Another significant advantage of crowd work is cost savings. In many cases, crowd workers can be hired at a lower rate than traditional employees, which can be especially beneficial for companies on a tight budget. Additionally, crowd workers are often paid per task or project, which means that companies only need to pay for the work that is completed, rather than a fixed salary.
Crowd workers can also bring a fresh perspective to projects. These workers come from diverse backgrounds and locations, which can lead to new ideas and approaches that traditional employees may not have considered.
Cons of Crowd Workers
Despite the many advantages of crowd workers, there are also important drawbacks that companies need to consider. One of the primary issues is quality of the labour pool and quality control. Crowd workers may lack the necessary skills or training to complete tasks effectively, which can result in errors or inconsistencies in the final product. The advantage of lower cost can come at the price of issues with the quality and accuracy of the data deliverables. Some studies indicate that crowdsourced workers operate data tasks with an average error rate 4 to 8 times higher than managed teams – in-house and outsourced.
Additionally, communication can be a challenge when working with a distributed workforce. Misunderstandings can occur when workers are not familiar with the company’s culture or standards, which can lead to delays and frustration.
Another significant concern is the turnover rate among crowd workers. These workers are often paid per task, which means that they may move on to other opportunities once a project is completed. This can make it challenging to maintain consistency and quality over time.

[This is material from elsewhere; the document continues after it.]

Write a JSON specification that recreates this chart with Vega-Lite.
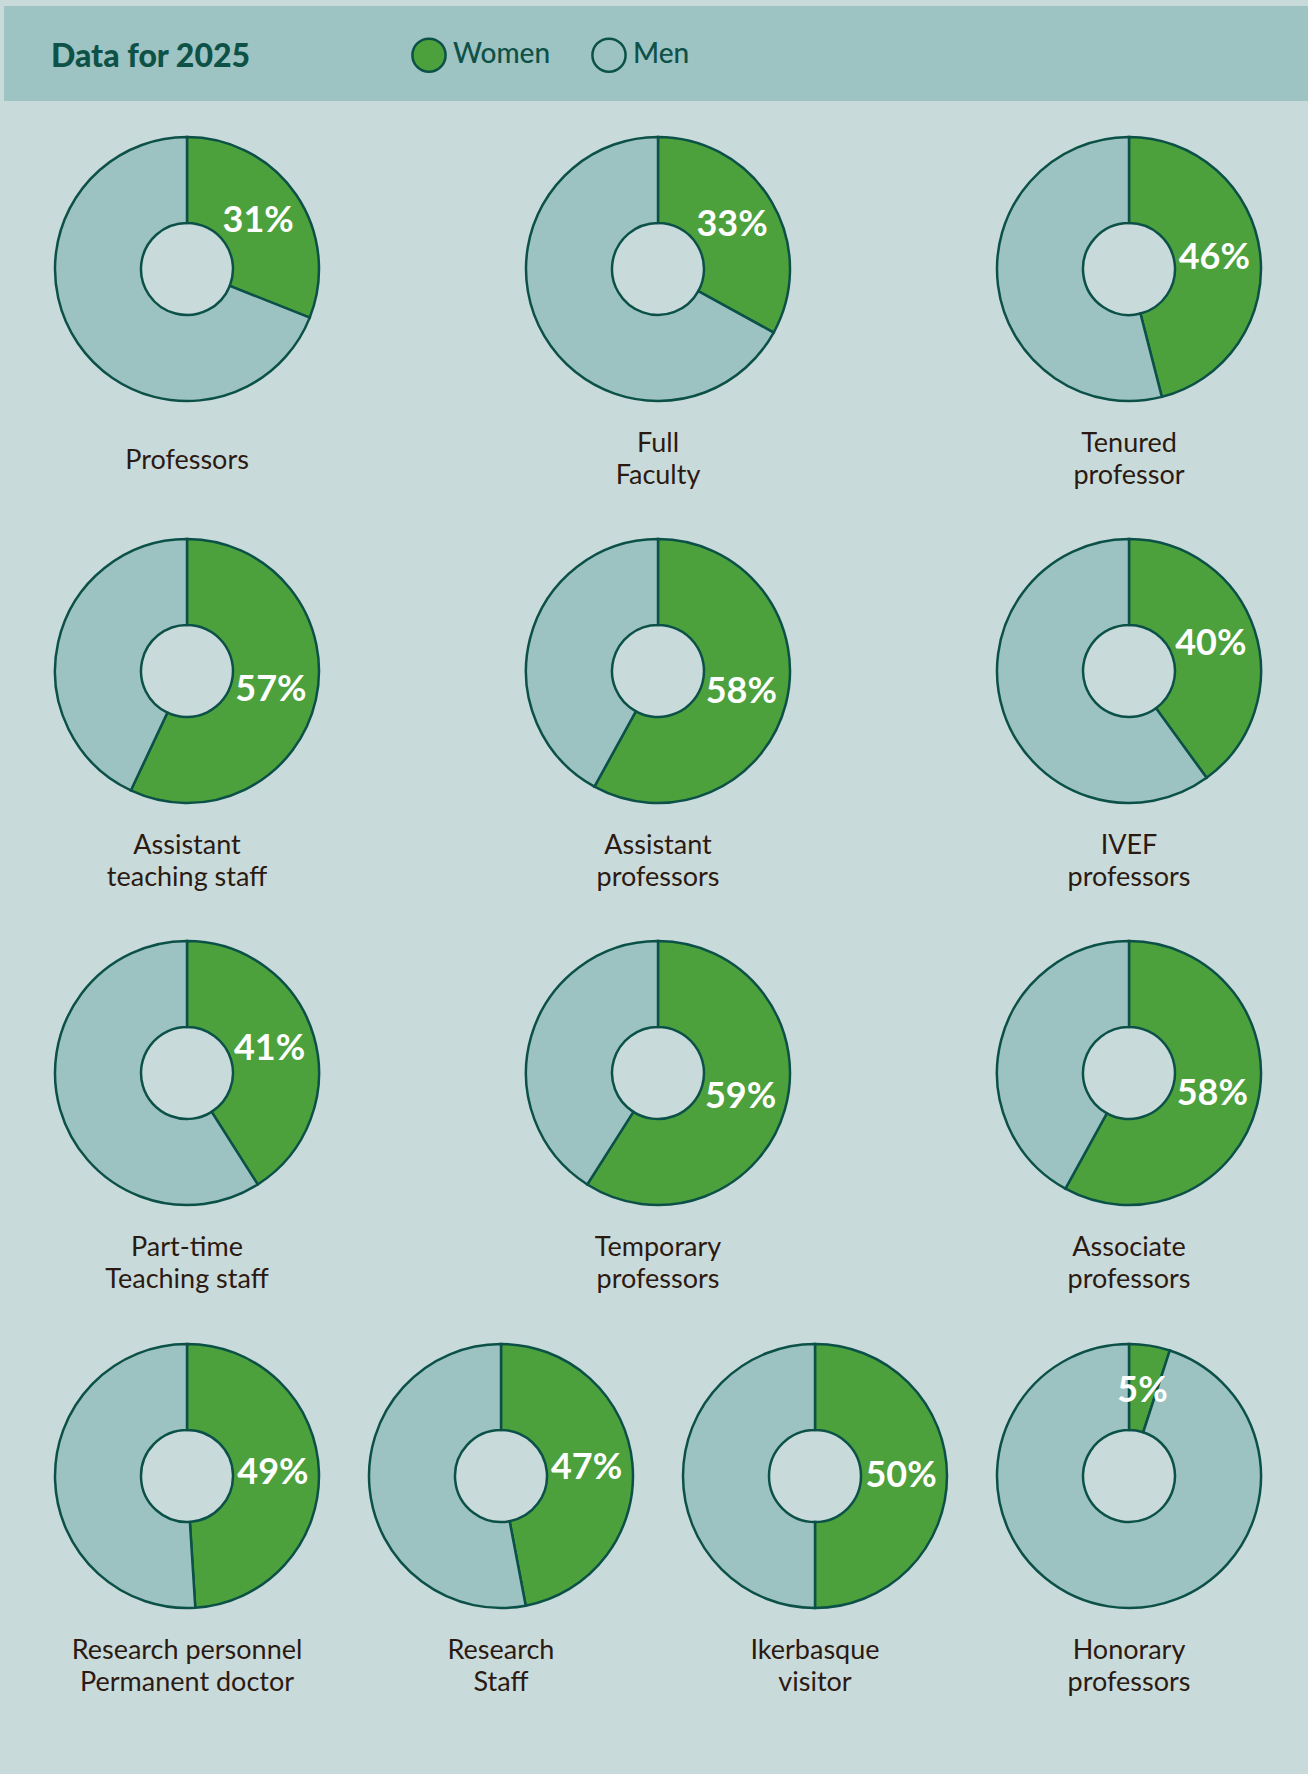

Finally, there is the issue of security and the lower degree of confidentiality. When working with a distributed workforce, companies need to be mindful of data security and intellectual property concerns. Confidential information can be compromised if not handled properly, which can have serious consequences.
Crowd workers can be an excellent solution for companies seeking to outsource tasks quickly and cost-effectively. However, there are also significant risks involved, including quality control, communication, turnover rate, and security. Companies that decide to utilize crowd workers need to be mindful of these risks and take steps to mitigate them to ensure that their work is of the highest quality possible. By carefully weighing the pros and cons of crowd work, companies can make an informed decision about whether this approach is right for them.